Mayor Eric Adams bristled Tuesday at comments by a federal official that his administration has not “stepped up to the plate” in claiming the full $156 million in reimbursements for migrant crisis spending which Congress allocated to the city last year.
The remarks came from an unnamed official in President Biden’s administration who was quoted in the New York Daily News on Monday after the mayor’s budget chief, Jacques Jiha, had revealed the city has only so far received $49 million of the $156 million set aside for the Big Apple.
Jiha, who was speaking during a City Council budget hearing, said the requirements for applying for the reimbursements are so “stringent” that it makes unlocking the funds incredibly difficult.
Adams, during his March 5 off-topic press conference at City Hall, responded that it is actually the federal government who has not stepped up to the plate. He said that is because it has only earmarked $156 million for the city — a drop in the bucket compared to the more than $4 billion his administration has already spent on providing for tens of thousands of migrants.
Adams charged the feds are criticizing his administration’s handling of the reimbursements to distract from the reality that they have not given the city far more financial assistance for dealing with the influx, while declining to actually say what makes applying for the money so difficult.
“The best way to take people’s minds off of the real issue is that you use some form of sleight of hand,” Adams told reporters. “So even if we had gotten the whole $150 million, we have a $4 billion price tag.”
A White House spokesperson did not respond to requests for comment on the mayor’s remarks.
‘Every penny we can get’
Adams and his top aides insisted the administration has met “all applicable timelines” for submitting the requisite documents to unlock the funds.
“Every penny we can get we have been going after,” the mayor said.
Ingrid Lewis-Martin, the mayor’s chief adviser, also denied claims by the federal official whom the Daily News spoke to that the Federal Emergency Management Agency (FEMA) had sent a team to the city just last week to help the Adams administration complete the documentation. Lewis-Martin also implored the Biden administration to provide the city with more resources and assistance to file the applications.
“If they feel that we are doing something incorrectly, since they are the federal government, it would behoove them to say ‘listen, you guys are doing a great job, you don’t understand this, let’s work together as a team and let’s get it done,’” Lewis-Martin said.
Much of the $156 million allocation was awarded to the city last spring with the help of US Senate Majority Leader Chuck Schumer and House Minority Leader Hakeem Jeffries, both Democrats from Brooklyn. New York was awarded the most out of any municipality from an $800 million pot included in an omnibus federal spending bill passed by Congress in late 2022 to help cities that have received the bulk of newly arrived migrants.
To date, roughly 180,000 migrants have come through the city’s shelter intake system and around 64,000 are still in its care.
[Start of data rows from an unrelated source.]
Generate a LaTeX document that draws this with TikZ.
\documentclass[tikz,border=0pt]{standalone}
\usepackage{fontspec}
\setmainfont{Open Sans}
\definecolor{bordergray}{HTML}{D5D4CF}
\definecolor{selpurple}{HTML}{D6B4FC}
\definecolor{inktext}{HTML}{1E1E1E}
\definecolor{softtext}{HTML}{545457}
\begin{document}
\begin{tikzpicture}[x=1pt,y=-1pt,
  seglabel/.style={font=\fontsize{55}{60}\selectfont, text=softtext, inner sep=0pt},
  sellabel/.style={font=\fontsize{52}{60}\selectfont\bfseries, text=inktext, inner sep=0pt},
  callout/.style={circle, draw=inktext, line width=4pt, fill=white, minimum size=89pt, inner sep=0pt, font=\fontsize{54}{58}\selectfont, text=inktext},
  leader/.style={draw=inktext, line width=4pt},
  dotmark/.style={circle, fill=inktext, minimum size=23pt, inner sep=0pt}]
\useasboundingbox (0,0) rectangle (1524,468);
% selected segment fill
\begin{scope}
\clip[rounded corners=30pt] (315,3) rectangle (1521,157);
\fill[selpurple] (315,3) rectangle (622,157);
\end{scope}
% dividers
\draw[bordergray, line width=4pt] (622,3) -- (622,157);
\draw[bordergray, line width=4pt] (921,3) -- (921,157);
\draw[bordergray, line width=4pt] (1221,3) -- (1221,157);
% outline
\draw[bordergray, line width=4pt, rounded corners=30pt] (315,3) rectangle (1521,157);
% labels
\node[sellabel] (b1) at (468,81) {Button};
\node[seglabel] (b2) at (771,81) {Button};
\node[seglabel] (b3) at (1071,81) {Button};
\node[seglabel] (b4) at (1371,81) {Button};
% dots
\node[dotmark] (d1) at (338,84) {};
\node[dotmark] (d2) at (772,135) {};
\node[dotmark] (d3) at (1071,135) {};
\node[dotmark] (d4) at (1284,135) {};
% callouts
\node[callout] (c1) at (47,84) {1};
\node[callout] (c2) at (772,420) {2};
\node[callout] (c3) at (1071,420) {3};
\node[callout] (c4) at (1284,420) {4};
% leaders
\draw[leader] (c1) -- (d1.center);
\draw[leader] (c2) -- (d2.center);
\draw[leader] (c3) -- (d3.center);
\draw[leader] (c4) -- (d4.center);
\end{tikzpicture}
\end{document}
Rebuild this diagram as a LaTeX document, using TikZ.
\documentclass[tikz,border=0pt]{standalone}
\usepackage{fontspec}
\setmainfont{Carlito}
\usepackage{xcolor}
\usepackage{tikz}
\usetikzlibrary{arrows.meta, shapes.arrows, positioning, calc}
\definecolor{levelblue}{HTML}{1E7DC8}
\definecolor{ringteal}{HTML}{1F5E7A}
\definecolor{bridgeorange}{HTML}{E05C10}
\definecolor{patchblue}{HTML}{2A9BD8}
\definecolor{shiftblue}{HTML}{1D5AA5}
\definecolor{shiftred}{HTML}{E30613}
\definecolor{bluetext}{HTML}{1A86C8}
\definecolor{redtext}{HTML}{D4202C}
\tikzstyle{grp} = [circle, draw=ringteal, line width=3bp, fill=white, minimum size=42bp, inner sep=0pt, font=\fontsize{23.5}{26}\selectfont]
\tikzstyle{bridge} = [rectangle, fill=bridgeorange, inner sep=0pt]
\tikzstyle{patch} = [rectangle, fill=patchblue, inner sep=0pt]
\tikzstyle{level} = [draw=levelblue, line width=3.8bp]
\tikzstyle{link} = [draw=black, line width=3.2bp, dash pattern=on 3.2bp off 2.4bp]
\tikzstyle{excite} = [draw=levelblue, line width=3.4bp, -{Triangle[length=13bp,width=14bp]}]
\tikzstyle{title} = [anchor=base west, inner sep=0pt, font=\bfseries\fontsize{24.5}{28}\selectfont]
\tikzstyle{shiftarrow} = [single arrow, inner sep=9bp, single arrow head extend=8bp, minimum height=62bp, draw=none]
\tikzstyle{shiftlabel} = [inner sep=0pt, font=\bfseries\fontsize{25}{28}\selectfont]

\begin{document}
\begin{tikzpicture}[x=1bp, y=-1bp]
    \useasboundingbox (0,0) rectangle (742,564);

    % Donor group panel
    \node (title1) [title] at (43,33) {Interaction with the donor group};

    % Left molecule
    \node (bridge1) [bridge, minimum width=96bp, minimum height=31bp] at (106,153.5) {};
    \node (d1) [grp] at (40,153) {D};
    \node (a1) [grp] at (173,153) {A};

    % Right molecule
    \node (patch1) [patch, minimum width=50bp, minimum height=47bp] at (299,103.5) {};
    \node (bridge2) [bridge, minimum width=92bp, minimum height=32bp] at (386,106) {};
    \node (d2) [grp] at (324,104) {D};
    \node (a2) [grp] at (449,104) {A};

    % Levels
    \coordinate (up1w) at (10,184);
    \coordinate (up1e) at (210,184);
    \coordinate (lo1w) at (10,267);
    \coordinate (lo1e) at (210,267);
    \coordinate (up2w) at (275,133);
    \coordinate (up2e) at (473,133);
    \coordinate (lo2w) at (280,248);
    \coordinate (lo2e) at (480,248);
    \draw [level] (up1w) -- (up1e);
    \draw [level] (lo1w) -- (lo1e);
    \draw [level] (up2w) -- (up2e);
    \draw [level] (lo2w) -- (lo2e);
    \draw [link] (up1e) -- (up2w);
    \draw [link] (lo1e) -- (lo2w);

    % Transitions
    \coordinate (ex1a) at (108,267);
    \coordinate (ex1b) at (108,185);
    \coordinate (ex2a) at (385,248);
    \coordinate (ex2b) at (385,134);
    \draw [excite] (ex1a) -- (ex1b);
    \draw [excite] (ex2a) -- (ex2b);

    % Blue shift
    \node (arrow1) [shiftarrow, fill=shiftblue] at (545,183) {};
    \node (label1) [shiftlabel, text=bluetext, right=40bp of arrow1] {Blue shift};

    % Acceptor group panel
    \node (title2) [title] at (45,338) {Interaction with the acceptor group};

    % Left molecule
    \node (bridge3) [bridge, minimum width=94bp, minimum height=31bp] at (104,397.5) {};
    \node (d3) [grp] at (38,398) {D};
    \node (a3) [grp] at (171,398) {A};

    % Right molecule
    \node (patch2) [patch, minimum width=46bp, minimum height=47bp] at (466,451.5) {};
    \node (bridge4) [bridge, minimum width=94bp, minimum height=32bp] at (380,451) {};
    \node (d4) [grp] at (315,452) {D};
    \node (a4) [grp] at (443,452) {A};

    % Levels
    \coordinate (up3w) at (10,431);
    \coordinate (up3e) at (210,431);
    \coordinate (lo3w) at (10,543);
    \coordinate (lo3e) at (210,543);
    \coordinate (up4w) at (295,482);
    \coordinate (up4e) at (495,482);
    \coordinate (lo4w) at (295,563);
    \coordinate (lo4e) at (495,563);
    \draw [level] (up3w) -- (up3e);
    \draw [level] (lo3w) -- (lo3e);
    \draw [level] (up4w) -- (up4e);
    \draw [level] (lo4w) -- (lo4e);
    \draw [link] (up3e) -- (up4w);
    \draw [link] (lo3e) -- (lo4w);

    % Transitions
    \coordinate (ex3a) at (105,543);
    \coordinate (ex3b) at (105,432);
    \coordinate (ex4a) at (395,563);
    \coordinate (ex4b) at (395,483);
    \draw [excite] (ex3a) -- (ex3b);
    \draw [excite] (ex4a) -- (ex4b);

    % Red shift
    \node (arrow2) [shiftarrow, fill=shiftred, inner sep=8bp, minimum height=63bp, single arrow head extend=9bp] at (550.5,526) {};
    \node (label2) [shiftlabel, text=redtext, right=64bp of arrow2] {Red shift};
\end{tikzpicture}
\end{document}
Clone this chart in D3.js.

Adams asked if the Biden administration has done enough, while naming a list of reforms his administration has been pleading for over the past year.
“Have you guys stepped up to the plate in helping with this $4 billion, secured the border, allowing people to have work authorization, make sure we have a real decompression strategy?” he said. “Ask them have they stepped up to the plate. New Yorkers have stepped up to the plate.”